Some long-cancelled luxury car brands still echo through the generations, for good or for ill. Cadillac's long-vanished sub-brand, LaSalle, achieved a slice of immortality via a line from the theme song of the TV show "All in the Family," — "Gee, our old LaSalle ran great." Packard's colossal, 3.5-million-square-foot factory stood in an increasing state of disrepair for decades, becoming a symbol of Detroit's lost heyday. Continental was briefly a luxury division of Ford, but its name lived on in multiple versions of the Lincoln Continental.

Chrysler's Imperial brand, on the other hand, never quite caught on as a premier luxury brand, either in the showroom or in legend. There had been Chrysler Imperials since 1926, but the Chrysler corporation decided it needed a dedicated luxury brand to be launched in 1955, and it chose the Imperial name. Intended to compete with Cadillac and Lincoln, perhaps the Imperial brand just arrived too late in our cultural history and carried none of the cachet or nostalgia of those other brands. Chrysler discontinued the brand in 1975.

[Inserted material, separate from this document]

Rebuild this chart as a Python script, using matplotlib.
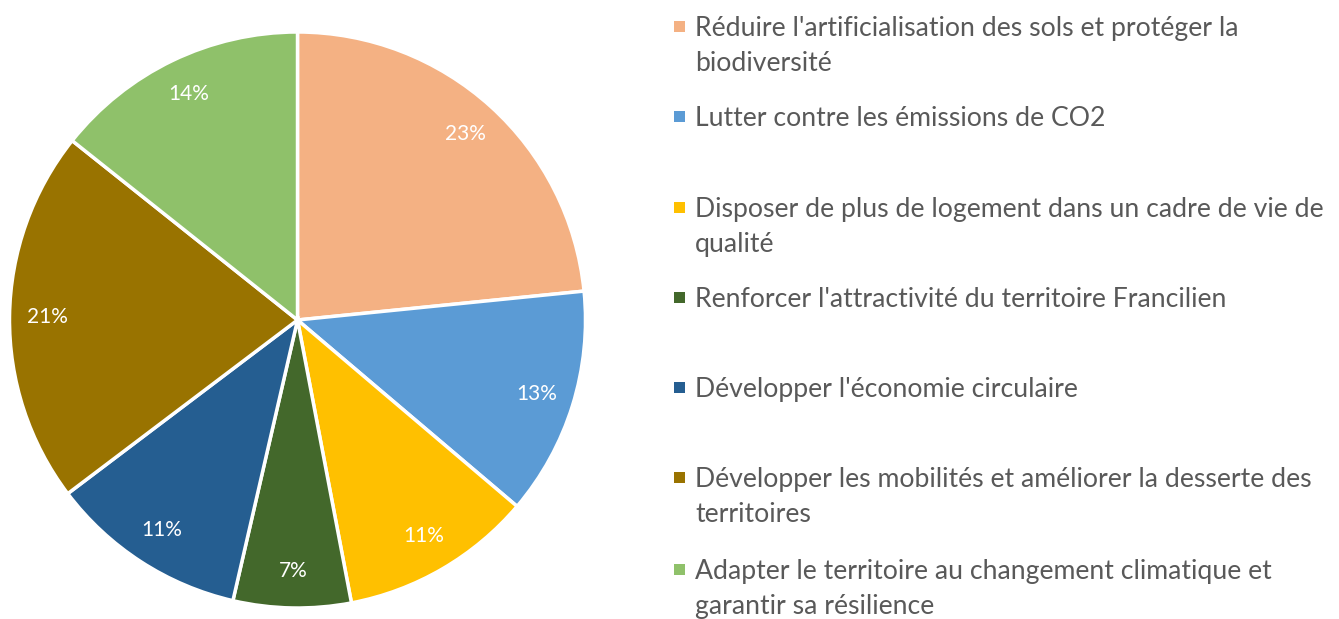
import matplotlib
matplotlib.use("Agg")
import matplotlib.pyplot as plt

categories = [
    "Réduire l'artificialisation des sols et protéger la\nbiodiversité",
    "Lutter contre les émissions de CO2",
    "Disposer de plus de logement dans un cadre de vie de\nqualité",
    "Renforcer l'attractivité du territoire Francilien",
    "Développer l'économie circulaire",
    "Développer les mobilités et améliorer la desserte des\nterritoires",
    "Adapter le territoire au changement climatique et\ngarantir sa résilience",
]
values = [23.4, 12.8, 10.8, 6.6, 11.1, 21.0, 14.3]
colors = ["#F4B183", "#5B9BD5", "#FFC000", "#43682B", "#255E91", "#997300", "#8FC16A"]

plt.rcParams['font.family'] = ['Lato', 'DejaVu Sans']

W, H = 1339, 619
fig = plt.figure(figsize=(W / 100, H / 100), dpi=100)

cx, cy, r = 297.5, 320, 288
ax = fig.add_axes([(cx - r) / W, 1 - (cy + r) / H, 2 * r / W, 2 * r / H])
wedges, texts, autotexts = ax.pie(
    values, colors=colors, startangle=90, counterclock=False,
    autopct=lambda p: f"{p:.0f}%", pctdistance=0.87,
    wedgeprops=dict(edgecolor="white", linewidth=2.5),
    textprops=dict(color="white", fontsize=15),
)
ax.set_xlim(-1, 1)
ax.set_ylim(-1, 1)
ax.set_aspect("equal")

# legend
tops = [27, 117, 208, 298, 388, 478, 570]
for cat, col, t in zip(categories, colors, tops):
    fig.patches.append(plt.Rectangle((674 / W, 1 - (t + 5) / H), 11 / W, 11 / H,
                                     transform=fig.transFigure, facecolor=col, edgecolor="none"))
    for i, line in enumerate(cat.split("\n")):
        fig.text(695 / W, 1 - (t + 9 + 35 * i) / H, line, fontsize=19.2, color="#595959",
                 va="baseline", ha="left")

fig.savefig("out.png", dpi=100, facecolor="white")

However, in 1981, the Imperial brand enjoyed a brief three-year revival with the endorsement of Ol' Blue Eye himself, Frank Sinatra. The bustle-backed car was built on Chrysler's J-body platform, making it a gussied-up Cordoba at an eye-popping price of more than $18,000. For a bit more, buyers could drive home in the Frank Sinatra Edition, or FS. The car was blue, with matching blue velour or Corinthian leather — naturally — and came with 16 cassette tapes of Frank's music in its center console. Unfortunately, quality issues sank the brand's relaunch before it ever got up a head of steam.